SEBRING, Ohio - The court appearance for a kennel operator charged with animal cruelty prompted a demonstration by supporters of harsher penalties for animal abuse and neglect.
Outside county court in Sebring, sign-carrying demonstrators promote passage of what is being called Nitro's Law. Named after a dog that died from neglect at another kennel in 2008, the law would give prosecutors the right to charge animal abusers with a felony.
"Not every case of animal abuse is a felony case but it should be a deterent to get people to take care of their animals," said Brenda Irwin, who took part in the demonstration.
The demonstrators were in Sebring for the count appearance of Heather Culver, who is facing 28 counts of animal cruelty after humane agents found more than 20 dogs in what they described as deplorable conditions at her kennel in Berlin Center.
They said the animals were filthy and underfed.
Culver entered not guilty pleas to all charges.
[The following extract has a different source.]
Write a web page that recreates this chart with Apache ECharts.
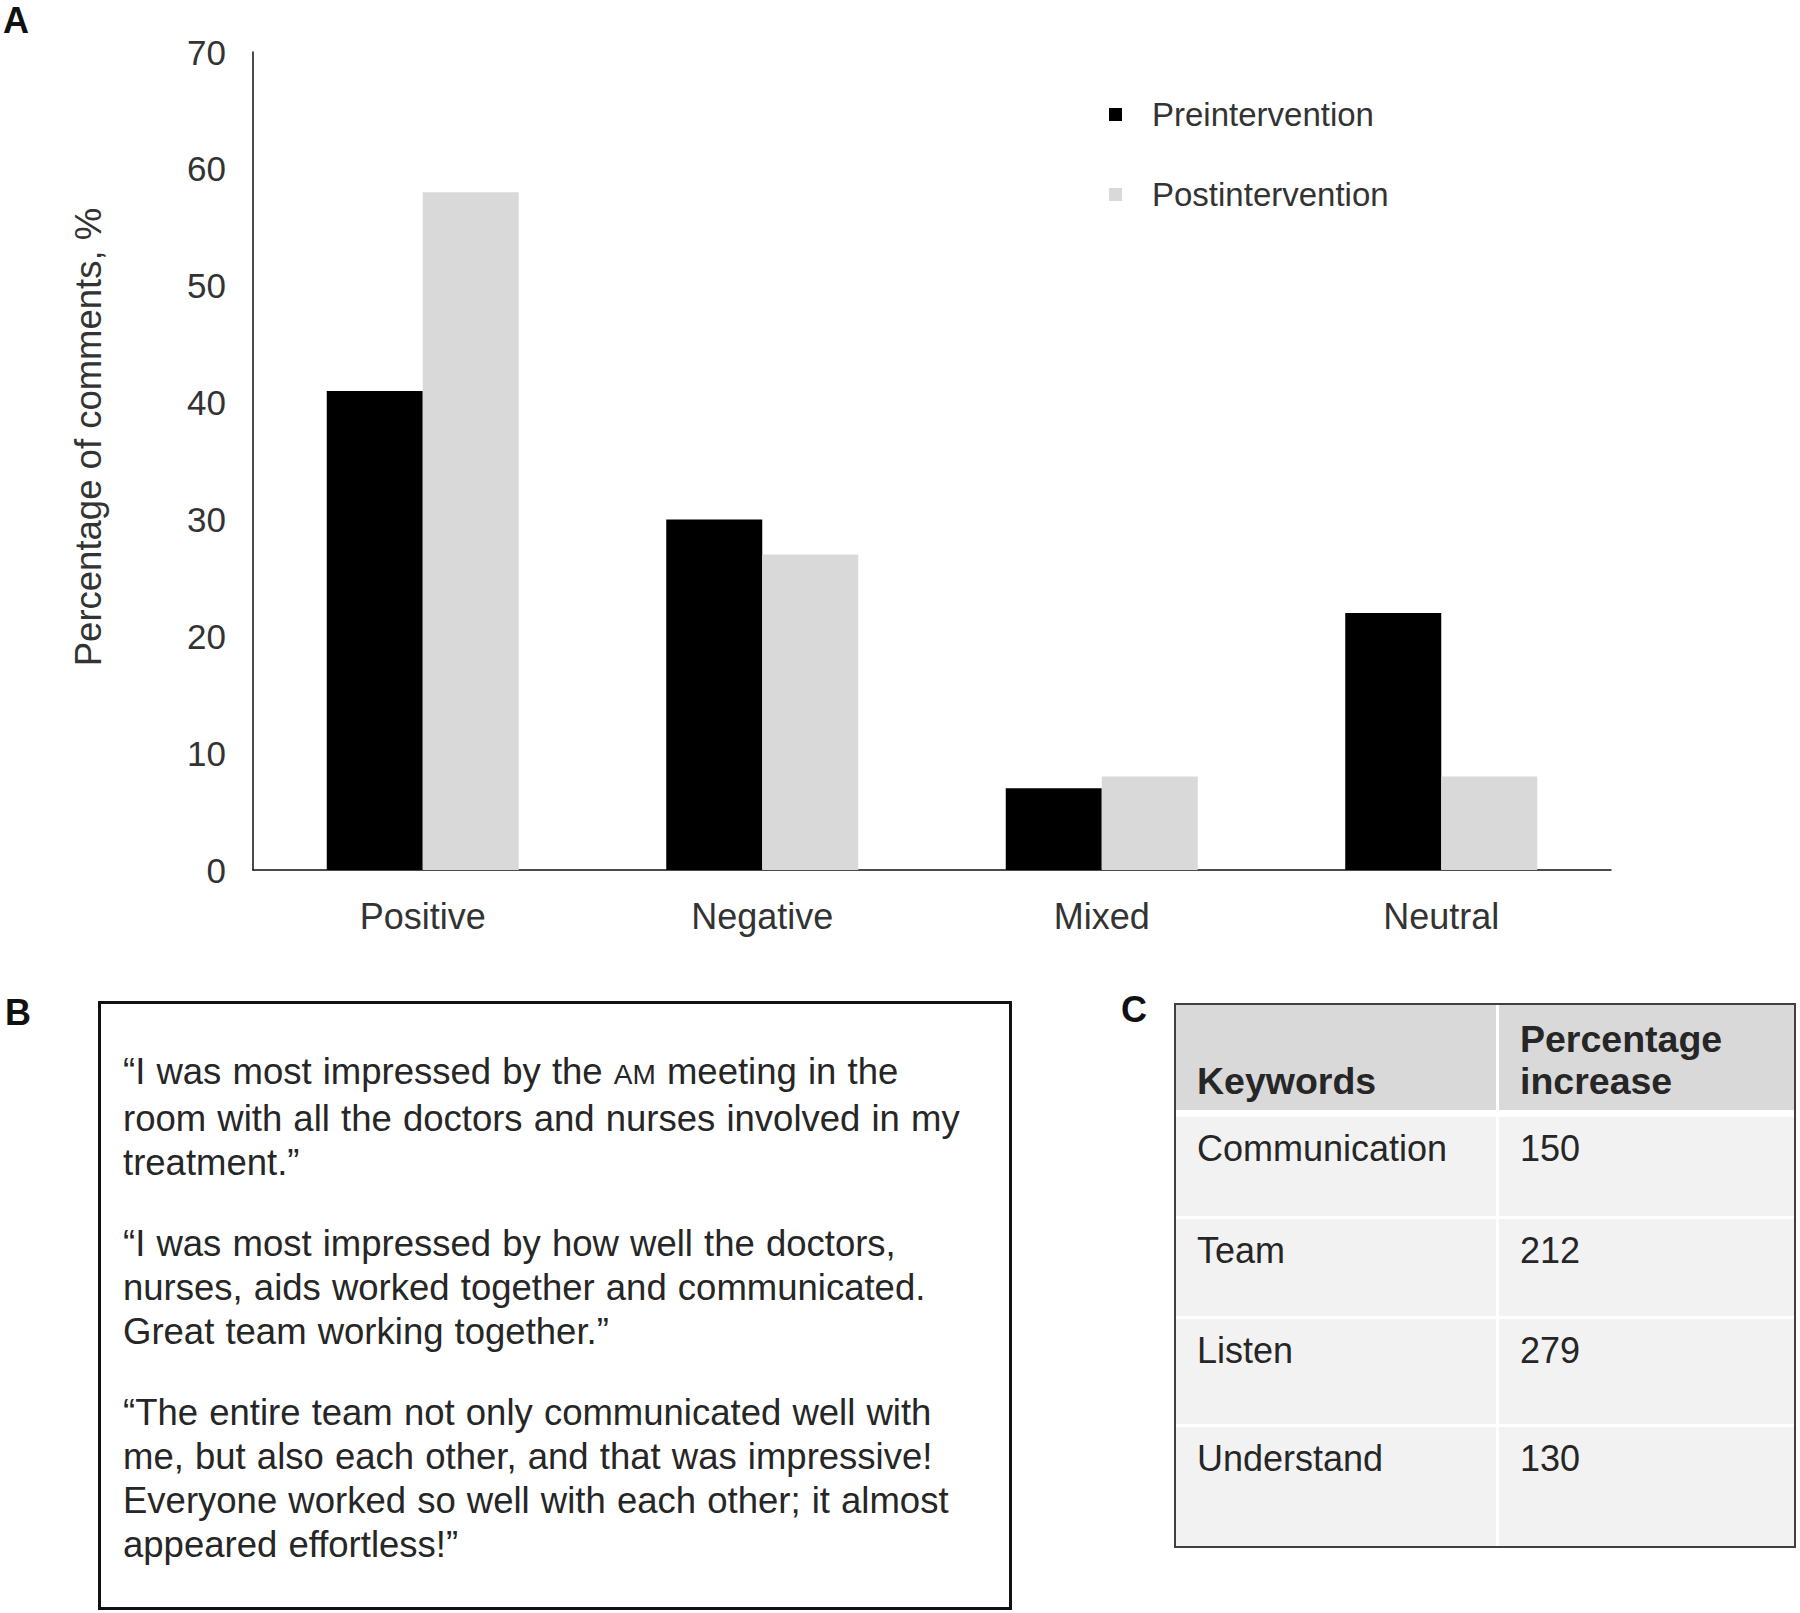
<!DOCTYPE html>
<html>
<head>
<meta charset="utf-8">
<title>Patient comments</title>
<script src="https://cdn.jsdelivr.net/npm/echarts@6/dist/echarts.min.js"></script>
<style>
body { margin:0; background:#fff; font-family:"Liberation Sans", Arial, sans-serif; }
#page { position:relative; width:1800px; height:1613px; overflow:hidden; }
#chartA { position:absolute; left:0; top:0; width:1800px; height:960px; }
.plabel { position:absolute; font-weight:bold; font-size:36px; line-height:40px; color:#111; }
#quotes { position:absolute; left:98px; top:1001px; width:914px; height:609px; box-sizing:border-box;
  border:3px solid #111; padding:46px 0 0 22px; color:#262626; font-size:36.5px; line-height:44px; word-spacing:1px; }
#quotes p { margin:0 0 37px 0; white-space:nowrap; }
#quotes .sc { font-size:28px; }
#tbl { position:absolute; left:1174px; top:1003px; width:622px; height:545px; box-sizing:border-box;
  border:2px solid #404040; background:#fff; display:grid; grid-template-columns:320px 1fr;
  grid-template-rows:105px 106px 100px 108px 1fr; column-gap:3px; color:#262626; font-size:36px; }
#tbl div { box-sizing:border-box; padding-left:21px; }
#tbl .hd { background:#d9d9d9; font-weight:bold; font-size:37.5px; line-height:42px; display:flex; flex-direction:column;
  justify-content:flex-end; padding-bottom:8px; }
#tbl .cell { background:#f2f2f2; border-top:3px solid #fff; line-height:40px; padding-top:12px; background-clip:padding-box; }
#tbl .first { border-top-width:7px; }
</style>
</head>
<body>
<div id="page">
  <div id="chartA"></div>
  <div class="plabel" style="left:3px;top:1px;">A</div>
  <div class="plabel" style="left:5px;top:993px;">B</div>
  <div class="plabel" style="left:1121px;top:990px;">C</div>
  <div id="quotes"></div>
  <div id="tbl"></div>
</div>
<script>
// panel A data
var categories = ['Positive', 'Negative', 'Mixed', 'Neutral'];
var preValues = [41, 30, 7, 22];
var postValues = [58, 27, 8, 8];
var seriesNames = ['Preintervention', 'Postintervention'];
var yMin = 0, yMax = 70, yStep = 10;

// panel B quotes, one array of lines per quote
var quotes = [
    ['\u201cI was most impressed by the AM meeting in the',
     'room with all the doctors and nurses involved in my',
     'treatment.\u201d'],
    ['\u201cI was most impressed by how well the doctors,',
     'nurses, aids worked together and communicated.',
     'Great team working together.\u201d'],
    ['\u201cThe entire team not only communicated well with',
     'me, but also each other, and that was impressive!',
     'Everyone worked so well with each other; it almost',
     'appeared effortless!\u201d']
];

// panel C table
var tableHeader = ['Keywords', 'Percentage<br>increase'];
var keywords = ['Communication', 'Team', 'Listen', 'Understand'];
var increases = [150, 212, 279, 130];

var font = '"Liberation Sans", Arial, sans-serif';
var chart = echarts.init(document.getElementById('chartA'), null, {renderer: 'svg'});
var option = {
    animation: false,
    grid: {left: 253, top: 52, right: 189, bottom: 90, containLabel: false},
    legend: {
        orient: 'vertical',
        left: 1104,
        top: 93,
        itemWidth: 13,
        itemHeight: 13,
        itemGap: 47,
        icon: 'rect',
        data: seriesNames,
        textStyle: {fontFamily: font, fontSize: 33, color: '#333', padding: [0, 0, 0, 25]}
    },
    xAxis: {
        type: 'category',
        data: categories,
        axisLine: {lineStyle: {color: '#111', width: 1.5}},
        axisTick: {show: false},
        axisLabel: {fontFamily: font, fontSize: 36, color: '#333', margin: 28}
    },
    yAxis: {
        type: 'value',
        min: yMin,
        max: yMax,
        interval: yStep,
        name: 'Percentage of comments, %',
        nameLocation: 'middle',
        nameGap: 146,
        nameTextStyle: {fontFamily: font, fontSize: 36.5, color: '#333', padding: [0, 0, 0, 48]},
        axisLine: {show: true, lineStyle: {color: '#111', width: 1.5}},
        axisTick: {show: false},
        splitLine: {show: false},
        axisLabel: {fontFamily: font, fontSize: 35, color: '#333', margin: 27}
    },
    series: [
        {name: seriesNames[0], type: 'bar', data: preValues, barWidth: 96, barGap: '0%',
         itemStyle: {color: '#000'}},
        {name: seriesNames[1], type: 'bar', data: postValues, barWidth: 96, barGap: '0%',
         itemStyle: {color: '#d9d9d9'}}
    ]
};
chart.setOption(option);

var qHtml = '';
for (var i = 0; i < quotes.length; i++) {
    var lines = quotes[i].map(function (l) {
        return l.replace(' AM ', ' <span class="sc">AM</span> ');
    });
    qHtml += '<p>' + lines.join('<br>') + '</p>';
}
document.getElementById('quotes').innerHTML = qHtml;

var tHtml = '<div class="hd">' + tableHeader[0] + '</div><div class="hd">' + tableHeader[1] + '</div>';
for (var j = 0; j < keywords.length; j++) {
    var cls = j === 0 ? 'cell first' : 'cell';
    tHtml += '<div class="' + cls + '">' + keywords[j] + '</div>';
    tHtml += '<div class="' + cls + '">' + increases[j] + '</div>';
}
document.getElementById('tbl').innerHTML = tHtml;
</script>
</body>
</html>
But Judge Diane Vettori said until her case is decided, Culver is out of the kennel business.
The judge also granted the prosecutor request for unannounced inspections of Culver's property to ensure she is in compliance with the courts order.
The county dog warden says he has seen so many of these types of cases that he supports increasing the criminal penalties.
"People think, oh it's a misdeameanor, the most they can get is six months in jail, when you get in that felony range now you can go to the pen, I'm happy," said Warden Dave Nelson.
The dogs in this case were taken in by Animal Charity Humane Society and most are now in foster care pending the outcome of the case.